┌─ DATASET SECTION

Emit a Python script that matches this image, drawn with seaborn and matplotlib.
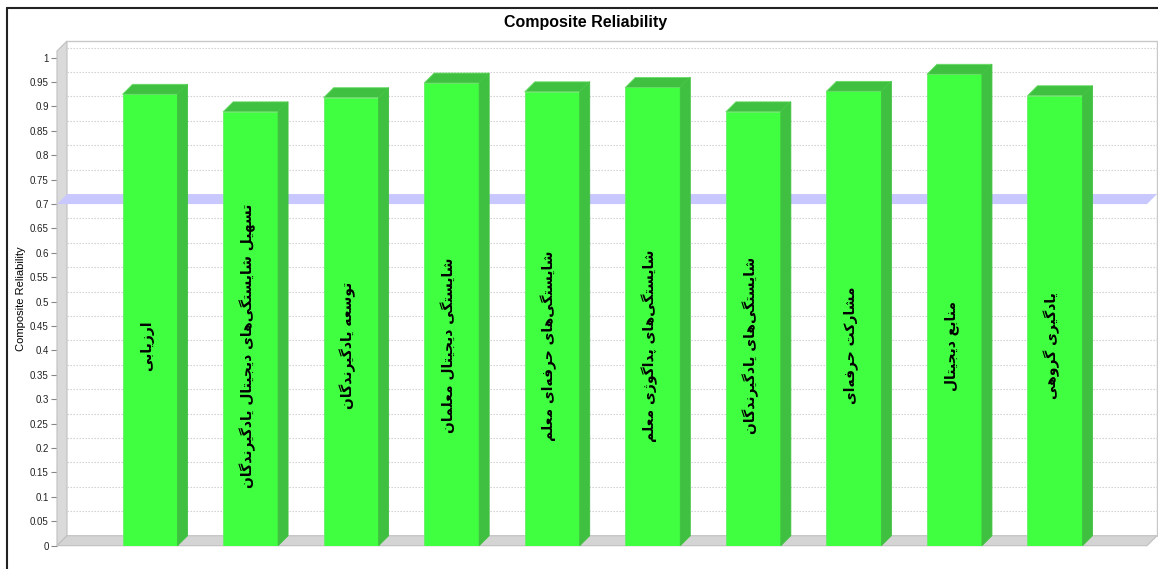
import numpy as np
import pandas as pd
import matplotlib
matplotlib.use('Agg')
import matplotlib.pyplot as plt
import seaborn as sns
from matplotlib.patches import Polygon
from matplotlib.lines import Line2D

# construct names (Persian) and their composite reliability values
constructs = [
    'ارزیابی',
    'تسهیل شایستگی‌های دیجیتال یادگیرندگان',
    'توسعه یادگیرندگان',
    'شایستگی دیجیتال معلمان',
    'شایستگی‌های حرفه‌ای معلم',
    'شایستگی‌های پداگوژی معلم',
    'شایستگی‌های یادگیرندگان',
    'مشارکت حرفه‌ای',
    'منابع دیجیتال',
    'یادگیری گروهی',
]
composite_reliability = [0.925, 0.889, 0.918, 0.948, 0.930, 0.939, 0.889, 0.931, 0.966, 0.922]
threshold = 0.7
y_tick_values = [0, 0.05, 0.1, 0.15, 0.2, 0.25, 0.3, 0.35, 0.4, 0.45, 0.5,
                 0.55, 0.6, 0.65, 0.7, 0.75, 0.8, 0.85, 0.9, 0.95, 1]
y_tick_labels = ['0', '0.05', '0.1', '0.15', '0.2', '0.25', '0.3', '0.35', '0.4', '0.45', '0.5',
                 '0.55', '0.6', '0.65', '0.7', '0.75', '0.8', '0.85', '0.9', '0.95', '1']

# minimal Persian shaping (matplotlib has no bidi / joining support)
# char -> (isolated, final, initial, medial); right-joining letters have no initial/medial
FORMS = {
    'ا': (0xFE8D, 0xFE8E, None, None), 'آ': (0xFE81, 0xFE82, None, None),
    'ب': (0xFE8F, 0xFE90, 0xFE91, 0xFE92), 'پ': (0xFB56, 0xFB57, 0xFB58, 0xFB59),
    'ت': (0xFE95, 0xFE96, 0xFE97, 0xFE98), 'ج': (0xFE9D, 0xFE9E, 0xFE9F, 0xFEA0),
    'ح': (0xFEA1, 0xFEA2, 0xFEA3, 0xFEA4), 'د': (0xFEA9, 0xFEAA, None, None),
    'ر': (0xFEAD, 0xFEAE, None, None), 'ز': (0xFEAF, 0xFEB0, None, None),
    'ژ': (0xFB8A, 0xFB8B, None, None), 'س': (0xFEB1, 0xFEB2, 0xFEB3, 0xFEB4),
    'ش': (0xFEB5, 0xFEB6, 0xFEB7, 0xFEB8), 'ع': (0xFEC9, 0xFECA, 0xFECB, 0xFECC),
    'ف': (0xFED1, 0xFED2, 0xFED3, 0xFED4), 'ک': (0xFB8E, 0xFB8F, 0xFB90, 0xFB91),
    'گ': (0xFB92, 0xFB93, 0xFB94, 0xFB95), 'ل': (0xFEDD, 0xFEDE, 0xFEDF, 0xFEE0),
    'م': (0xFEE1, 0xFEE2, 0xFEE3, 0xFEE4), 'ن': (0xFEE5, 0xFEE6, 0xFEE7, 0xFEE8),
    'و': (0xFEED, 0xFEEE, None, None), 'ه': (0xFEE9, 0xFEEA, 0xFEEB, 0xFEEC),
    'ی': (0xFBFC, 0xFBFD, 0xFBFE, 0xFBFF),
}


def shape(text):
    out = []
    for i, ch in enumerate(text):
        if ch not in FORMS:
            out.append(ch)
            continue
        prev = text[i - 1] if i > 0 else None
        nxt = text[i + 1] if i + 1 < len(text) else None
        join_prev = prev in FORMS and FORMS[prev][2] is not None
        join_next = nxt in FORMS and FORMS[ch][2] is not None
        f = FORMS[ch]
        if join_prev and join_next:
            g = f[3]
        elif join_prev:
            g = f[1]
        elif join_next:
            g = f[2]
        else:
            g = f[0]
        out.append(chr(g))
    return ''.join(c for c in reversed(out) if c != '\u200c')


sns.set_style('white')
plt.rcParams['font.family'] = ['Liberation Sans', 'DejaVu Sans']

W, H = 1158, 569
fig = plt.figure(figsize=(W / 100, H / 100), dpi=100)
ax = fig.add_axes([57 / W, (H - 545.7) / H, 1090 / W, 494.7 / H])

df = pd.DataFrame({'construct': constructs, 'cr': composite_reliability})
sns.barplot(data=df, x='construct', y='cr', color='#40ff40', saturation=1, width=0.547,
            edgecolor='#66ee66', linewidth=0.6, ax=ax, zorder=4)

xlo, xhi = -0.925, 9.915
ytop = 1.0137
ax.set_xlim(xlo, xhi)
ax.set_ylim(0, ytop)
# 3D depth offset (10 px) in data units
ddx = 10 / 1090 * (xhi - xlo)
ddy = 10 / 494.7 * ytop

# bar tops and sides
for p in list(ax.patches):
    x0, w, h = p.get_x(), p.get_width(), p.get_height()
    top = Polygon([(x0, h), (x0 + w, h), (x0 + w + ddx, h + ddy), (x0 + ddx, h + ddy)],
                  closed=True, facecolor='#40c040', edgecolor='#66dd66', lw=0.6, zorder=4, clip_on=False)
    side = Polygon([(x0 + w, 0), (x0 + w, h), (x0 + w + ddx, h + ddy), (x0 + w + ddx, ddy)],
                   closed=True, facecolor='#40c040', edgecolor='#40c040', lw=0.6, zorder=4, clip_on=False)
    ax.add_patch(top)
    ax.add_patch(side)

# walls and floor
ax.add_patch(Polygon([(xlo, 0), (xlo, ytop), (xlo + ddx, ytop + ddy), (xlo + ddx, ddy)],
                     closed=True, facecolor='#dadada', edgecolor='#c0c0c0', lw=0.8, zorder=1, clip_on=False))
ax.add_patch(Polygon([(xlo, 0), (xhi, 0), (xhi + ddx, ddy), (xlo + ddx, ddy)],
                     closed=True, facecolor='#d4d4d4', edgecolor='#c0c0c0', lw=0.8, zorder=1, clip_on=False))
ax.plot([xlo + ddx, xhi + ddx, xhi + ddx], [ytop + ddy, ytop + ddy, ddy],
        color='#c8c8c8', lw=1.0, zorder=1, clip_on=False)

# dotted gridlines on the back wall
for t in y_tick_values[1:]:
    ax.plot([xlo + ddx, xhi + ddx], [t + ddy, t + ddy], color='#cccccc', lw=0.8,
            ls=(0, (1.2, 1.5)), zorder=1, clip_on=False)

# threshold plane at 0.7
ax.add_patch(Polygon([(xlo, threshold), (xhi, threshold), (xhi + ddx, threshold + ddy),
                      (xlo + ddx, threshold + ddy)],
                     closed=True, facecolor='#c8c8ff', edgecolor='none', zorder=2, clip_on=False))

# construct names inside the bars
for i, name in enumerate(constructs):
    ax.text(i - 0.03, 0.41, shape(name), rotation=90, ha='center', va='center',
            fontsize=10, fontweight='bold', family='DejaVu Sans', color='black', zorder=6)

ax.set_xticks([])
ax.set_xlabel('')
ax.set_yticks(y_tick_values)
ax.set_yticklabels(y_tick_labels)
ax.tick_params(axis='y', left=True, length=4, width=0.8, color='#888888', labelsize=7,
               labelcolor='#222222', pad=2)
ax.set_ylabel('Composite Reliability', fontsize=8, labelpad=3, color='black')
for s in ax.spines.values():
    s.set_visible(False)

fig.text(586 / W, 1 - 22 / H, 'Composite Reliability', ha='center', va='center',
         fontsize=11.5, fontweight='bold', color='black')

# outer frame (left and top edges)
fig.add_artist(Line2D([7 / W, 7 / W], [0, 1 - 8 / H], transform=fig.transFigure, color='#222222', lw=1.5))
fig.add_artist(Line2D([7 / W, 1], [1 - 8 / H, 1 - 8 / H], transform=fig.transFigure, color='#222222', lw=1.5))

fig.savefig('out.png', dpi=100)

└─

- [DO THIS]
Report each line of the material above where the word "matplotlib" appears.

- [WORKED SOLUTION]
Emit a Python script that matches this image, drawn with seaborn and matplotlib.
import matplotlib
matplotlib.use('Agg')
import matplotlib.pyplot as plt
from matplotlib.patches import Polygon
from matplotlib.lines import Line2D
# minimal Persian shaping (matplotlib has no bidi / joining support)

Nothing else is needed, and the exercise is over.